Current explainability techniques
Despite these difficulties, all is not lost in trying to understand how powerful machine learning techniques work. There is a rapidly growing literature on techniques to interpret more complex machine learning models like neural networks. For example, Local Interpretable Model-Agnostic Explanations is one approach that attempts to determine the most salient features of a model — or key factors driving any one decision — by feeding inputs similar to the original ones through the model and observing how the predictions change. This has the benefit of giving simple explanations, such as whether a particular word in a document or shape in a photo is driving the model’s predictions. Other methods of explaining complex models, such as DeepLIFT, peer into the inner workings of a neural network to extract the parameters that are driving the model’s output. SHAP, a recent addition to this set of methods, attempts to unify these prior attempts at interpreting model output.

Limitations of model interpretability
Despite its promises, advances in interpretability all have significant limitations. In each case, these explanatory models can only explain decisions that have already been made, so they cannot help much in trying to understand the model as a whole or predict how it will act before deployment. In addition, some tasks more easily lend themselves to being interpreted using these methods. In image recognition, for example, pulling out the parts of an image that drive the model’s predictions makes sense because humans easily recognize whether an image is a frog or a car or a horse. But what if a complex model is routing internet traffic in a data center? Or what if a model is controlling an electrical grid or predicting the weather? The patterns in these cases are much less intuitive to humans than language or images. And a fundamental premise of many of these interpretability methods is that humans can understand the parts of the input that are driving the model’s output. If the data itself is not interpretable by humans, then these methods may only go so far.

Bias in the data
In some cases, models that seem to perform well may actually be picking up some sort of noise in the data. For example, in the paper from which LIME originated, the authors demonstrated that a neural network designed to differentiate between huskies and wolves was not learning any anatomical differences. Instead, it learned that wolves are more likely to be in pictures with snow than huskies are. This drove a significant amount of the model’s predictions, but was not actually relevant to the task of telling two similar animals apart. This example should urge caution: In real-world applications, misguided correlations could be something that human users cannot readily understand or interpret.
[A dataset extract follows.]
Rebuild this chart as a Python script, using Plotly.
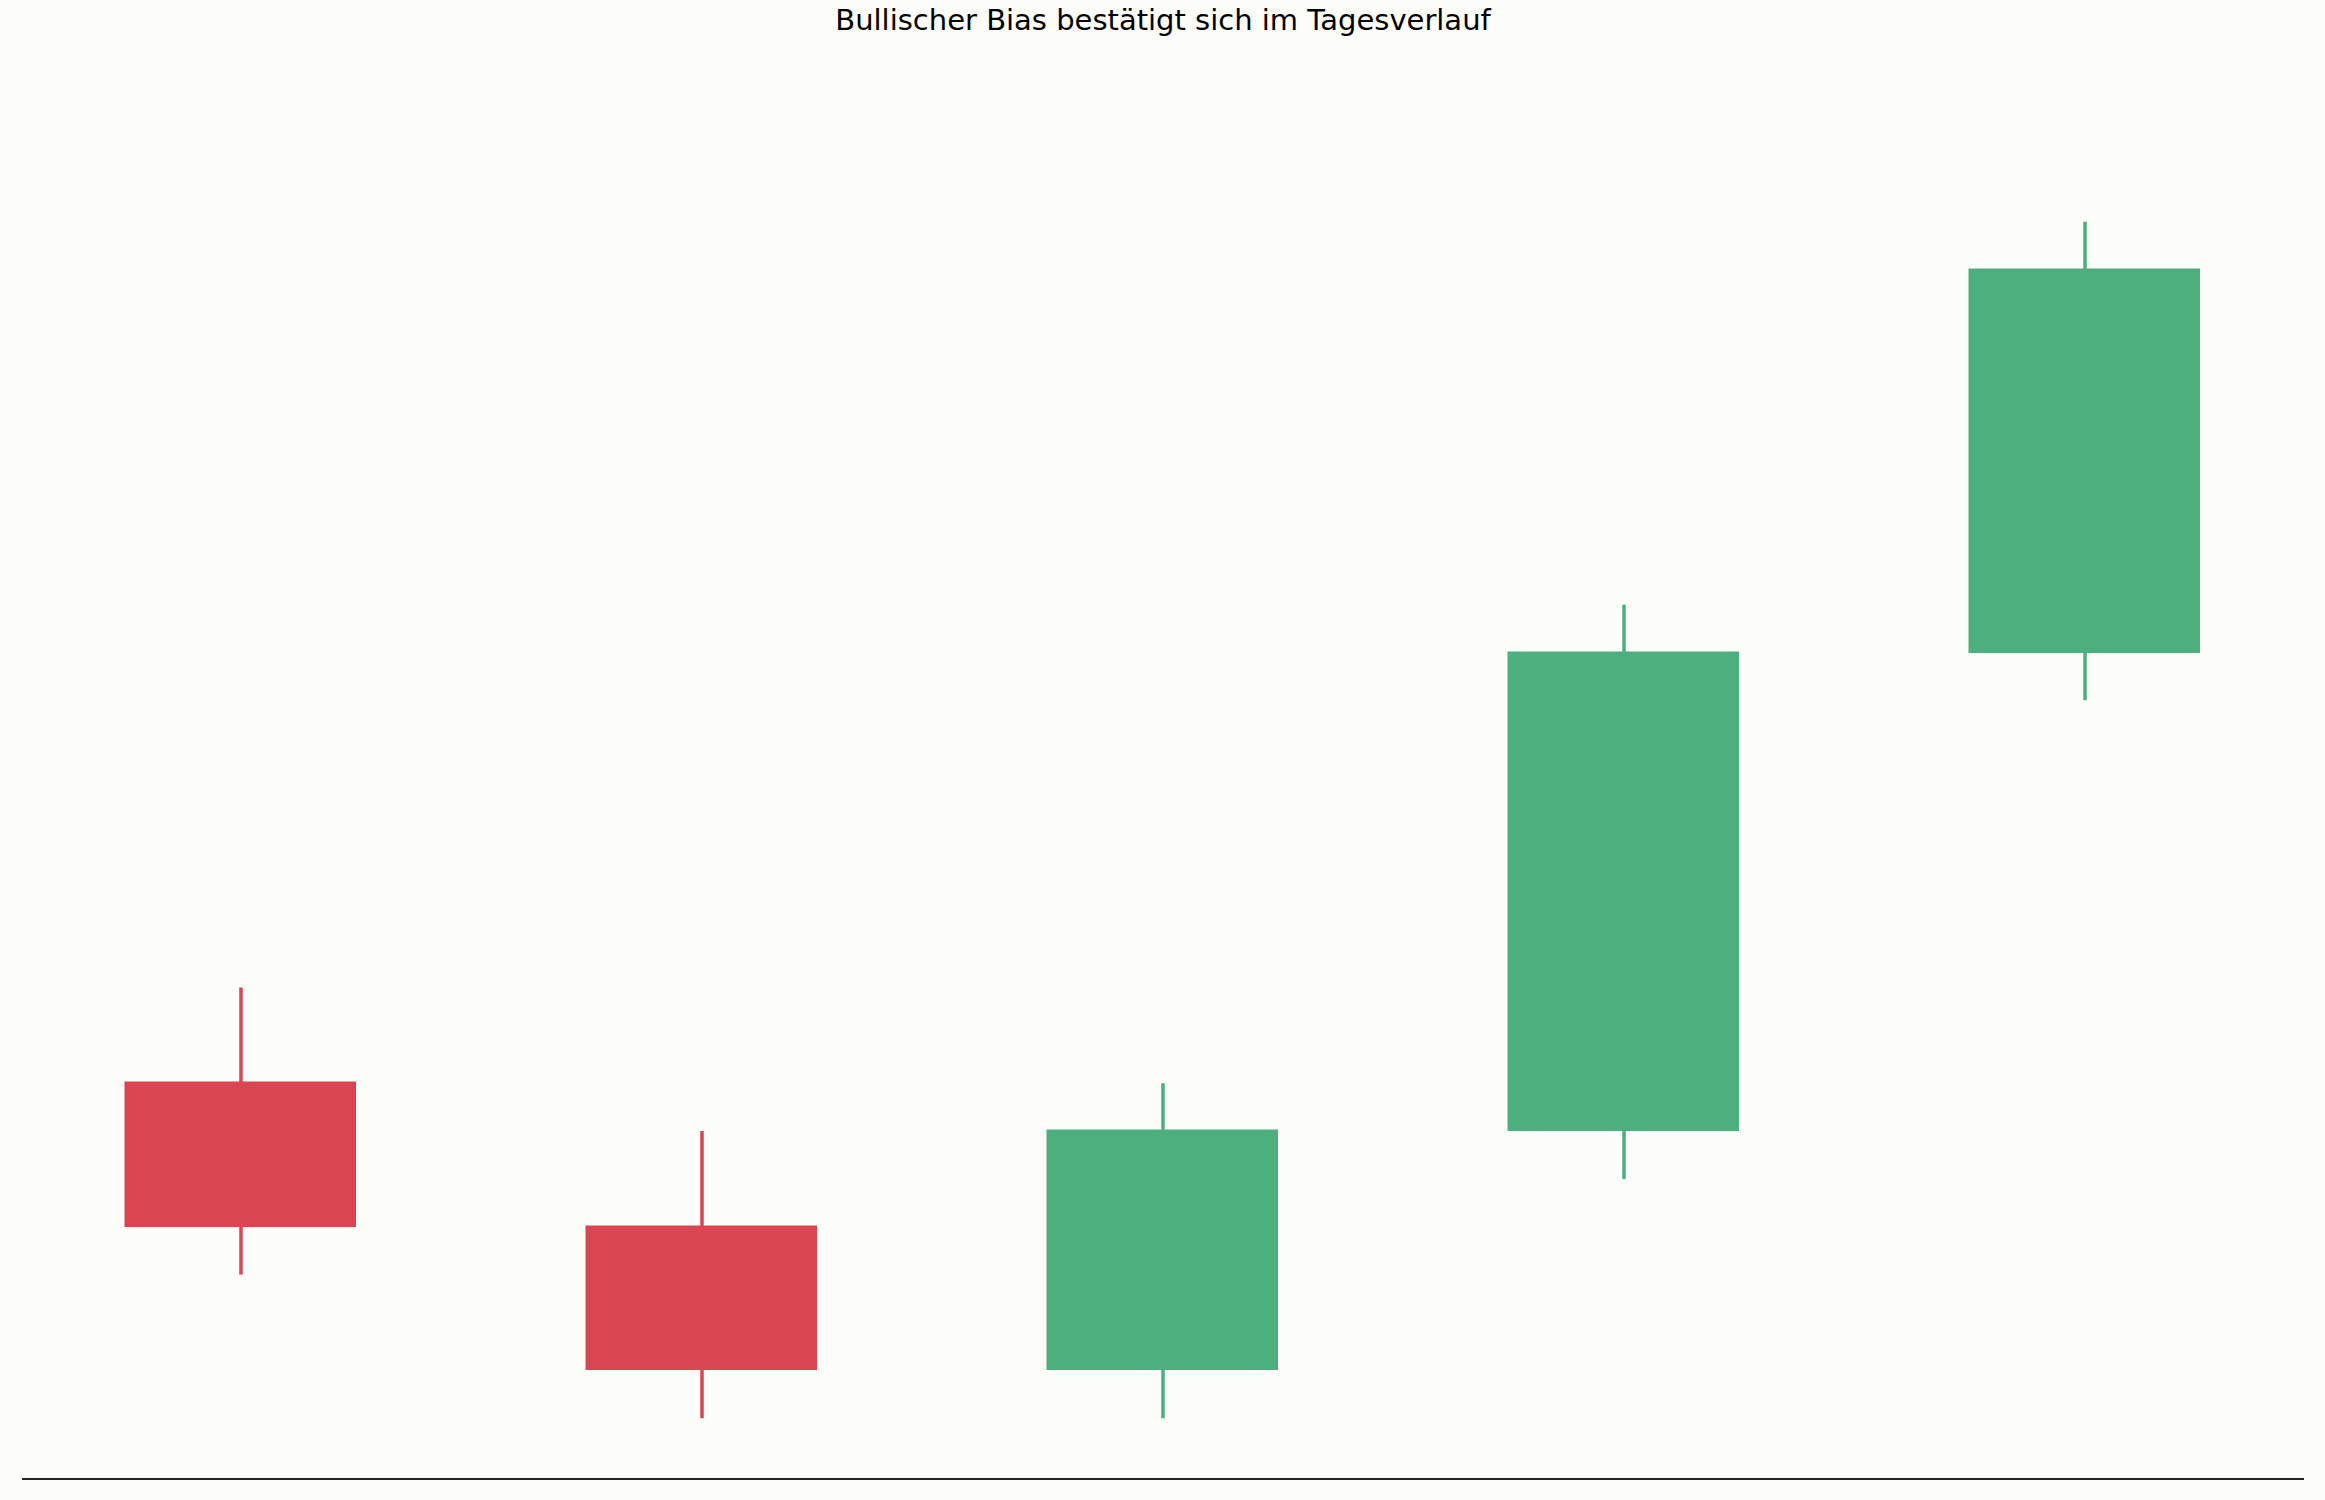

Here, the model was relying on the presence of snow; but in other examples, models could be looking at gender, race, or other sensitive features that could create a host moral, ethical, and legal problems. 

Legal barriers to interpreting models 
In some cases, there may be legal barriers to performing this type of interpretability analysis on models as well. For example, in the United States, the Supreme Court of Wisconsin ruled against a prisoner who challenged the use of a proprietary algorithm that informed the judge about the defendant’s potential future criminality (here’s a link to the full case). The court ruled that the prisoner did not have a right to inspect the inner workings of the algorithm due to intellectual property constraints. While this may be a more extreme case than in a typical business scenario, lawyers and engineers may need to be wary about third-party vendors that do not allow inspection of their models because of trade secrets or confidentiality clauses.

As companies of all sizes rely more heavily on complex models, and as the use of machine learning expands, the impetus to understand these models will only grow. Some of this impetus will be legal. Some of the impetus will be prudential, such as ensuring that models are actually capturing what they should be.

But in all cases, privacy pros will come under increasing pressure to understand or attempt to understand how these models are working. Even the least technical among us may be required to understand model explainability — and its limits — sooner than we think.